## [EXERCISE INPUTS]
================
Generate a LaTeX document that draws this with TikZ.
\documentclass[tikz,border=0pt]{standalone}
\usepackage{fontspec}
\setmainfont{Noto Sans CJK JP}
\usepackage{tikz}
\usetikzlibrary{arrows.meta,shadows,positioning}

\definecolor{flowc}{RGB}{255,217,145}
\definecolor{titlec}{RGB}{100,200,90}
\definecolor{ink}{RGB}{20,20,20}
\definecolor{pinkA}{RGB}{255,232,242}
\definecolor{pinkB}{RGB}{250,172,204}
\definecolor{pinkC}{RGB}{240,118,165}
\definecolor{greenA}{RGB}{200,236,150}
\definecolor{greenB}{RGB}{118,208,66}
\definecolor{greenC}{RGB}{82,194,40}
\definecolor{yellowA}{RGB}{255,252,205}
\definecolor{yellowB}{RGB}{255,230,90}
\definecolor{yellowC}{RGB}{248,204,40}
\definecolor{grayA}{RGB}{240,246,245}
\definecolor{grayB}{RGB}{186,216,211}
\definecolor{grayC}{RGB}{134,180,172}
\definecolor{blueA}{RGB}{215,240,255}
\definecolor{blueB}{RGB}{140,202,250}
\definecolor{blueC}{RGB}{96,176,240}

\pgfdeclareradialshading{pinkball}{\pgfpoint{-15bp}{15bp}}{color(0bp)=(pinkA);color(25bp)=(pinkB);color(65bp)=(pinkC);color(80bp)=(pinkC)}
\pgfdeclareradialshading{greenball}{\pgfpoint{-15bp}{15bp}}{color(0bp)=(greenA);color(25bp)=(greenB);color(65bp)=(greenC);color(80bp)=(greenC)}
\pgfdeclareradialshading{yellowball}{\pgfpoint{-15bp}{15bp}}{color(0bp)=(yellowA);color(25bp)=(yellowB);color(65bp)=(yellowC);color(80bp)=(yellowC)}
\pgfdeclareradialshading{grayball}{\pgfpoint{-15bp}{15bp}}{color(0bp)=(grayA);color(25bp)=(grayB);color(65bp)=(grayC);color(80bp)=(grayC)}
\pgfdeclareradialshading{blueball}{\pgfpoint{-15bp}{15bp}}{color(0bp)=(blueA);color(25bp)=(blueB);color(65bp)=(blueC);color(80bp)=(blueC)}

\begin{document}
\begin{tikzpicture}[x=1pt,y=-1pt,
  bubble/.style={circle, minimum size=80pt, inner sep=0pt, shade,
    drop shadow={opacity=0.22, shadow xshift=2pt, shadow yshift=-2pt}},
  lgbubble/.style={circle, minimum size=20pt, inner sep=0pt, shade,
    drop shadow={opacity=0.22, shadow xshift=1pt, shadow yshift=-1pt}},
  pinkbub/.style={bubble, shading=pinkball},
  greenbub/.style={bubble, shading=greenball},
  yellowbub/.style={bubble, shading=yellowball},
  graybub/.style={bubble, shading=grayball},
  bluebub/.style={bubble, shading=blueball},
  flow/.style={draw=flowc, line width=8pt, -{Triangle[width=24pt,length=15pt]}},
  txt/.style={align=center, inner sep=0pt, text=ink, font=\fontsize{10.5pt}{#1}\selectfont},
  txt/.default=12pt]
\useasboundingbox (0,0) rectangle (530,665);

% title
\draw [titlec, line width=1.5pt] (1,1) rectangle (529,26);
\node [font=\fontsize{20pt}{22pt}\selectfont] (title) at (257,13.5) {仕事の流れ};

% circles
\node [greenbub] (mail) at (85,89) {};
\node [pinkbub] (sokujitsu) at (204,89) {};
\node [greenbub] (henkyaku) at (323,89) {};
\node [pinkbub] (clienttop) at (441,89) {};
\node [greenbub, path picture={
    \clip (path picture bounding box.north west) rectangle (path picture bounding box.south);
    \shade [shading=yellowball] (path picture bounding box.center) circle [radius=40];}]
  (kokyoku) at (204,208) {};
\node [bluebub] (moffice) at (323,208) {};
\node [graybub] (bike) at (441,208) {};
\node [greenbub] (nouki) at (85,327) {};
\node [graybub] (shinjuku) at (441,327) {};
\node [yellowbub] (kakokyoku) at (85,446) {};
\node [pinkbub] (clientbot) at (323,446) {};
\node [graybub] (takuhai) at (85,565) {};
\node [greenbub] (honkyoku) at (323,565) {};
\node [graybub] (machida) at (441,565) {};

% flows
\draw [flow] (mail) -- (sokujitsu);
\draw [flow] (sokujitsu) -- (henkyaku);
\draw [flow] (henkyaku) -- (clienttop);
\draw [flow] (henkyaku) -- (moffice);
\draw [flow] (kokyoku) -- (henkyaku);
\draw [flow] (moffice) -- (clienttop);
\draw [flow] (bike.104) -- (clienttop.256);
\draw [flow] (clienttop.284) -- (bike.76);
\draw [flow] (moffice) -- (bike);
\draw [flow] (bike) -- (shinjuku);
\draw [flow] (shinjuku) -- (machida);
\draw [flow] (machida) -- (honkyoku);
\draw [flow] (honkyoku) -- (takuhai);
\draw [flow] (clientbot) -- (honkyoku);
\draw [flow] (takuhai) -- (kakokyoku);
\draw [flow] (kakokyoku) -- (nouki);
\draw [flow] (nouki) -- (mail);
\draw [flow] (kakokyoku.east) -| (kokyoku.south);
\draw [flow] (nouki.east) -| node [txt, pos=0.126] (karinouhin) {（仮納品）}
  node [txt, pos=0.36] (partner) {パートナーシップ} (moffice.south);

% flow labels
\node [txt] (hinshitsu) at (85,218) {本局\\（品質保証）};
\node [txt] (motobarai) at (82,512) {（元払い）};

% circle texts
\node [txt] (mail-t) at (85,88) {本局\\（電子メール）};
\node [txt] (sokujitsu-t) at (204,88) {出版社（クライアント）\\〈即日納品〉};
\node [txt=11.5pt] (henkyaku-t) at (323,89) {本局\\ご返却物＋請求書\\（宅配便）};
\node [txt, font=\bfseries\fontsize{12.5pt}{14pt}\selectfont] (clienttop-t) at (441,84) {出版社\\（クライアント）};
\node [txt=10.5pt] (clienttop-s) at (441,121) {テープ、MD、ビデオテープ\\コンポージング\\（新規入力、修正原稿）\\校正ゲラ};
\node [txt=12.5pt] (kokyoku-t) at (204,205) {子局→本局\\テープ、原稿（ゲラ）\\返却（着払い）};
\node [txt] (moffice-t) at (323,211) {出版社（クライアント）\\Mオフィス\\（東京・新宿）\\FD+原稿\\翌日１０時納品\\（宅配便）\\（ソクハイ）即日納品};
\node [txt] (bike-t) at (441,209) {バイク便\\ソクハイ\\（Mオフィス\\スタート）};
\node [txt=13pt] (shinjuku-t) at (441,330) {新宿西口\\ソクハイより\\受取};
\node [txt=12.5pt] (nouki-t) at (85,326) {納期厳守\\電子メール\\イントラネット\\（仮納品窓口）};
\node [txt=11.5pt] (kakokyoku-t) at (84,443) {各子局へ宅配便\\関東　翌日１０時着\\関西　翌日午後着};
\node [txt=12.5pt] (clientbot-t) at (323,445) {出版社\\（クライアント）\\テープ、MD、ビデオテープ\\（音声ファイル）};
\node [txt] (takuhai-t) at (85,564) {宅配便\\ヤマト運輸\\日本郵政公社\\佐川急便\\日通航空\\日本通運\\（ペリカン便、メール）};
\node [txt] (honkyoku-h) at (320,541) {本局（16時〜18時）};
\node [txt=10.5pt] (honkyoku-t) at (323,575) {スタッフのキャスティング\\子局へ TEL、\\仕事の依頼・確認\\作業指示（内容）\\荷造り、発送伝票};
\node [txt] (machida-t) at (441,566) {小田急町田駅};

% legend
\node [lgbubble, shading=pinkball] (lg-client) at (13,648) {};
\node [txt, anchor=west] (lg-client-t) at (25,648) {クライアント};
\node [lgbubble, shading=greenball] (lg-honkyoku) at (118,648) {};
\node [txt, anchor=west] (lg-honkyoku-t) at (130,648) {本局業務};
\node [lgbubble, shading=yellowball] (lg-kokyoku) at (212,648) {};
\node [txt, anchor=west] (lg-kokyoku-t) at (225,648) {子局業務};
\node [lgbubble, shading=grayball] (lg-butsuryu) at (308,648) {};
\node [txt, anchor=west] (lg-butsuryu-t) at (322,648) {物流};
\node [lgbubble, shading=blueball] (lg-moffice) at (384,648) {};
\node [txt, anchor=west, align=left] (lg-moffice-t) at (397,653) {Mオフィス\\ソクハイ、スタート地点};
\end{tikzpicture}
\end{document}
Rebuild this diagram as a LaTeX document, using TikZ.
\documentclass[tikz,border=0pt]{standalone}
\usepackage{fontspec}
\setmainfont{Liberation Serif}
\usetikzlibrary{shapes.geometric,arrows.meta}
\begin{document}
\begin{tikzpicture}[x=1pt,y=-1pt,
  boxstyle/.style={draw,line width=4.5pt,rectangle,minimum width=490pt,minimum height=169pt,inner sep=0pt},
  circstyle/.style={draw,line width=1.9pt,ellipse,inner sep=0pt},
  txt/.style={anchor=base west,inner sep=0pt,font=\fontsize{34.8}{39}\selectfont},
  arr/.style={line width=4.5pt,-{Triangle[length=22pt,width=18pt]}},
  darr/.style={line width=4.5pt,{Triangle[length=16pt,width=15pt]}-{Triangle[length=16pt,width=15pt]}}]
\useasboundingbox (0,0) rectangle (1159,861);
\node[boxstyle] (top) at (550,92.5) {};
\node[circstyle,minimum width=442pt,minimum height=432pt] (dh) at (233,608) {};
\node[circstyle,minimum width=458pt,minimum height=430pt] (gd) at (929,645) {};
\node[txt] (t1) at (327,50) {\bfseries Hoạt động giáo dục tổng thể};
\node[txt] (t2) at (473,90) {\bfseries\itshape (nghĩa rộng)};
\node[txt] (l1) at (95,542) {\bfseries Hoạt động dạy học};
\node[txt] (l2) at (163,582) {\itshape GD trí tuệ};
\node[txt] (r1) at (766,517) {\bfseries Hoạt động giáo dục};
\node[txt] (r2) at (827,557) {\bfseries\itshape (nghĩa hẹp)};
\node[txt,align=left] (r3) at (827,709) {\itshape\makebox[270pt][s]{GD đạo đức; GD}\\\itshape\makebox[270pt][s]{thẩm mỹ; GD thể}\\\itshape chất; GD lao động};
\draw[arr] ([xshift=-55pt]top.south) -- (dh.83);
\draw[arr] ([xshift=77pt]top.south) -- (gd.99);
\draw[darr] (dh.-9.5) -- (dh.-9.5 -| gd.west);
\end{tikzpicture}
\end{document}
================
Copy down every line of the material above that includes the string "this".

## [SOLUTION TO THE PROBLEM]
Generate a LaTeX document that draws this with TikZ.
Rebuild this diagram as a LaTeX document, using TikZ.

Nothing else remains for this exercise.